Different gravity anomaly, crustal structure, and uplift mechanism of the eastern and western Qinling Orogen revealed by full coverage gravimetry

Exploring the crustal structure and uplift mechanism of the Qinling Orogen, China, contributes to a better understanding of the expansion of the northeast Tibetan Plateau. We conduct a gravity/GNSS survey comprising 649 stations across the Qinling Orogen. In situ measured gravity anomalies deviate from gravity model values in steep areas like the West Qinling, where the differences exceed 100 mGal, indicating the importance of the in situ measured data. Based on these data, significant divergences of gravity anomaly, crustal density structure, and isostatic flexure mechanisms between the West and East Qinling are found. The average free-air and Bouguer gravity anomalies of the West Qinling (− 20 mGal and − 220 mGal) are notably lower than those of East Qinling (70 mGal and − 160 mGal). According to flexure analysis, the surface, internal, and bottom loading ratios are 0.16, 0.47, and 0.37, respectively, for the West Qinling, while they are 0.08, 0.29, and 0.63 for the East Qinling.
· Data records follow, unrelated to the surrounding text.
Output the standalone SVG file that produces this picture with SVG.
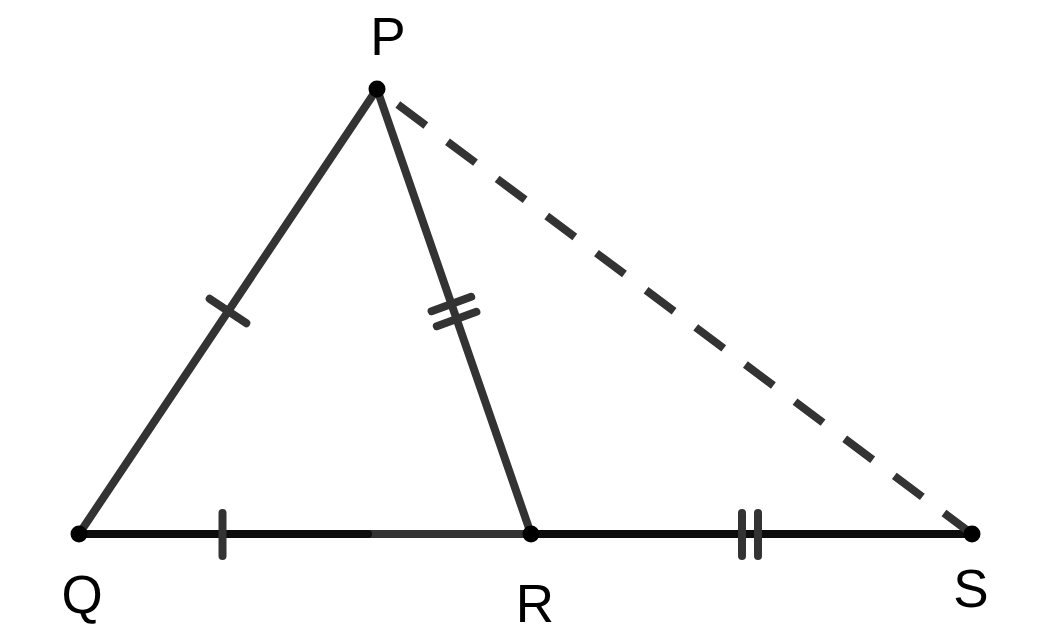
<svg xmlns="http://www.w3.org/2000/svg" width="1044" height="638" viewBox="0 0 1044 638">
<style>
.seg{stroke:#333;stroke-width:8;stroke-linecap:round;fill:none}
.dark{stroke:#0d0d0d;stroke-width:8;stroke-linecap:round;fill:none}
.tick{stroke:#333;stroke-width:8;stroke-linecap:round;fill:none}
.dash{stroke:#333;stroke-width:8;stroke-linecap:butt;fill:none;stroke-dasharray:35 27;stroke-dashoffset:36}
.lbl{font-family:"Liberation Sans",Arial,sans-serif;font-size:53px;fill:#000;text-anchor:middle}
.pt{fill:#000}
</style>
<rect width="1044" height="638" fill="#fff"/>
<g id="connectors">
<line class="seg" x1="377" y1="89" x2="79" y2="534"/>
<line class="seg" x1="377" y1="89" x2="531" y2="534"/>
<line class="seg" x1="79" y1="534" x2="531" y2="534"/>
<line class="dark" x1="79" y1="534" x2="368" y2="534"/>
<line class="dark" x1="531" y1="534" x2="972" y2="534"/>
<line class="dash" x1="377" y1="89" x2="972" y2="534"/>
<line class="tick" x1="209.7" y1="298.8" x2="246.3" y2="323.2"/>
<line class="tick" x1="431.6" y1="311.2" x2="471.2" y2="296.8"/>
<line class="tick" x1="436.8" y1="326.2" x2="476.4" y2="311.8"/>
<line class="tick" x1="222.5" y1="513" x2="222.5" y2="556"/>
<line class="tick" x1="742" y1="513" x2="742" y2="556"/>
<line class="tick" x1="758" y1="513" x2="758" y2="556"/>
</g>
<g id="P"><circle class="pt" cx="377" cy="89" r="8.5"/><text class="lbl" x="388" y="55">P</text></g>
<g id="Q"><circle class="pt" cx="79" cy="534" r="8.5"/><text class="lbl" x="82" y="613">Q</text></g>
<g id="R"><circle class="pt" cx="531" cy="534" r="8.5"/><text class="lbl" x="535" y="622">R</text></g>
<g id="S"><circle class="pt" cx="972" cy="534" r="8.5"/><text class="lbl" x="971" y="607">S</text></g>
</svg>
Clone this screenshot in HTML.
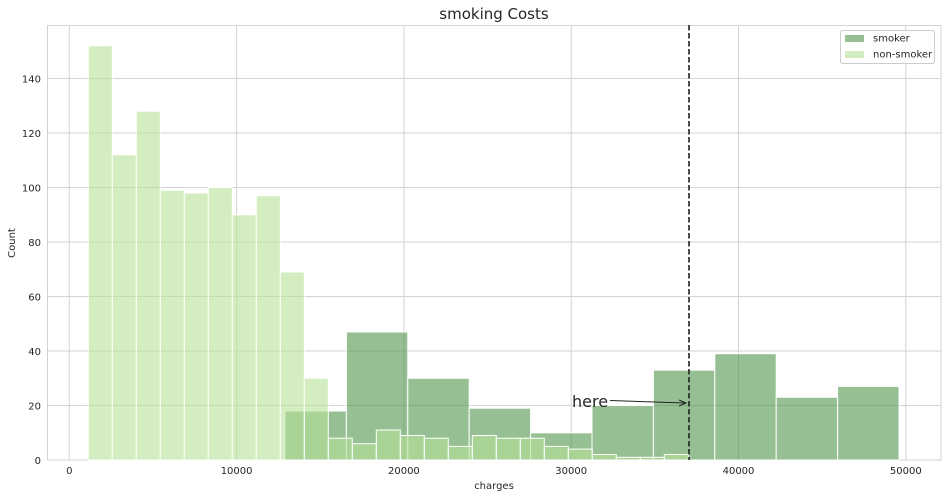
<!DOCTYPE html>
<html><head><meta charset="utf-8"><style>
body{margin:0;background:#fff}
svg{display:block;font-family:"DejaVu Sans","Liberation Sans",sans-serif}
</style></head><body>
<svg width="947" height="498" viewBox="0 0 947 498">
<rect width="947" height="498" fill="#fff"/>
<g stroke="#d3d3d3" stroke-width="1">
<line x1="69.3" y1="25" x2="69.3" y2="460"/>
<line x1="236.6" y1="25" x2="236.6" y2="460"/>
<line x1="403.9" y1="25" x2="403.9" y2="460"/>
<line x1="571.2" y1="25" x2="571.2" y2="460"/>
<line x1="738.5" y1="25" x2="738.5" y2="460"/>
<line x1="905.8" y1="25" x2="905.8" y2="460"/>
<line x1="47.5" y1="405.5" x2="941" y2="405.5"/>
<line x1="47.5" y1="351" x2="941" y2="351"/>
<line x1="47.5" y1="296.5" x2="941" y2="296.5"/>
<line x1="47.5" y1="242" x2="941" y2="242"/>
<line x1="47.5" y1="187.5" x2="941" y2="187.5"/>
<line x1="47.5" y1="133" x2="941" y2="133"/>
<line x1="47.5" y1="78.5" x2="941" y2="78.5"/>
</g>
<rect x="47.5" y="25.5" width="893.5" height="434.5" fill="none" stroke="#d3d3d3"/>
<g fill="rgba(80,150,75,0.6)" stroke="#fff" stroke-width="1">
<rect x="285" y="411" width="61.4" height="49"/>
<rect x="346.4" y="332" width="61.4" height="128"/>
<rect x="407.8" y="378.3" width="61.4" height="81.7"/>
<rect x="469.2" y="408.2" width="61.4" height="51.8"/>
<rect x="530.6" y="432.8" width="61.4" height="27.2"/>
<rect x="592" y="405.5" width="61.4" height="54.5"/>
<rect x="653.4" y="370.1" width="61.4" height="89.9"/>
<rect x="714.8" y="353.7" width="61.4" height="106.3"/>
<rect x="776.2" y="397.3" width="61.4" height="62.7"/>
<rect x="837.6" y="386.4" width="61.4" height="73.6"/>
</g>
<g fill="rgba(181,225,152,0.6)" stroke="#fff" stroke-width="1">
<rect x="88.3" y="45.8" width="24" height="414.2"/>
<rect x="112.3" y="154.8" width="24" height="305.2"/>
<rect x="136.3" y="111.2" width="24" height="348.8"/>
<rect x="160.3" y="190.2" width="24" height="269.8"/>
<rect x="184.3" y="193" width="24" height="267"/>
<rect x="208.3" y="187.5" width="24" height="272.5"/>
<rect x="232.3" y="214.8" width="24" height="245.2"/>
<rect x="256.3" y="195.7" width="24" height="264.3"/>
<rect x="280.3" y="272" width="24" height="188"/>
<rect x="304.3" y="378.3" width="24" height="81.7"/>
<rect x="328.3" y="438.2" width="24" height="21.8"/>
<rect x="352.3" y="443.7" width="24" height="16.3"/>
<rect x="376.3" y="430" width="24" height="30"/>
<rect x="400.3" y="435.5" width="24" height="24.5"/>
<rect x="424.3" y="438.2" width="24" height="21.8"/>
<rect x="448.3" y="446.4" width="24" height="13.6"/>
<rect x="472.3" y="435.5" width="24" height="24.5"/>
<rect x="496.3" y="438.2" width="24" height="21.8"/>
<rect x="520.3" y="438.2" width="24" height="21.8"/>
<rect x="544.3" y="446.4" width="24" height="13.6"/>
<rect x="568.3" y="449.1" width="24" height="10.9"/>
<rect x="592.3" y="454.5" width="24" height="5.5"/>
<rect x="616.3" y="457.3" width="24" height="2.7"/>
<rect x="640.3" y="457.3" width="24" height="2.7"/>
<rect x="664.3" y="454.5" width="24" height="5.5"/>
</g>
<line x1="689" y1="25" x2="689" y2="460" stroke="#222" stroke-width="1.6" stroke-dasharray="5.5,2.5"/>
<text x="572" y="407" font-size="16" fill="#262626">here</text>
<line x1="610" y1="400.5" x2="685" y2="403" stroke="#222" stroke-width="1"/>
<path d="M679,400 L686,403 L679,406" fill="none" stroke="#222" stroke-width="1"/>
<g font-size="10" fill="#262626">
<g text-anchor="end">
<text x="41" y="464">0</text>
<text x="41" y="409.5">20</text>
<text x="41" y="355">40</text>
<text x="41" y="300.5">60</text>
<text x="41" y="246">80</text>
<text x="41" y="191.5">100</text>
<text x="41" y="137">120</text>
<text x="41" y="82.5">140</text>
</g>
<g text-anchor="middle">
<text x="69.3" y="474">0</text>
<text x="236.6" y="474">10000</text>
<text x="403.9" y="474">20000</text>
<text x="571.2" y="474">30000</text>
<text x="738.5" y="474">40000</text>
<text x="905.8" y="474">50000</text>
<text x="494" y="489">charges</text>
<text transform="translate(15,243) rotate(-90)">Count</text>
</g>
</g>
<text x="494" y="19" font-size="15" text-anchor="middle" fill="#262626">smoking Costs</text>
<rect x="840.5" y="30.5" width="94" height="33" rx="2" fill="#fff" fill-opacity="0.8" stroke="#ccc"/>
<rect x="845" y="35" width="19" height="7" fill="rgba(80,150,75,0.6)"/>
<rect x="845" y="51" width="19" height="7" fill="rgba(181,225,152,0.6)"/>
<text x="873" y="41.5" font-size="10" fill="#262626">smoker</text>
<text x="873" y="57.5" font-size="10" fill="#262626">non-smoker</text>
</svg>
</body></html>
Combining the present outcomes with other tectonic and geophysical findings, we determine that for the West Qinling, the uplift is caused by lithospheric-scale vertical coherent deformation, with lower crustal flow being the most prominent factor. The East Qinling is characterized by layered deformation, with its upper, middle, and lower crust being affected by post-collisional extension, continental collision, and upwelling mantle material, respectively. We find that the elastic thickness of the Qinling Orogen is much smaller than those of the South China Block and North China Block, making it a possible channel for the extruded materials from the northeast Tibetan Plateau.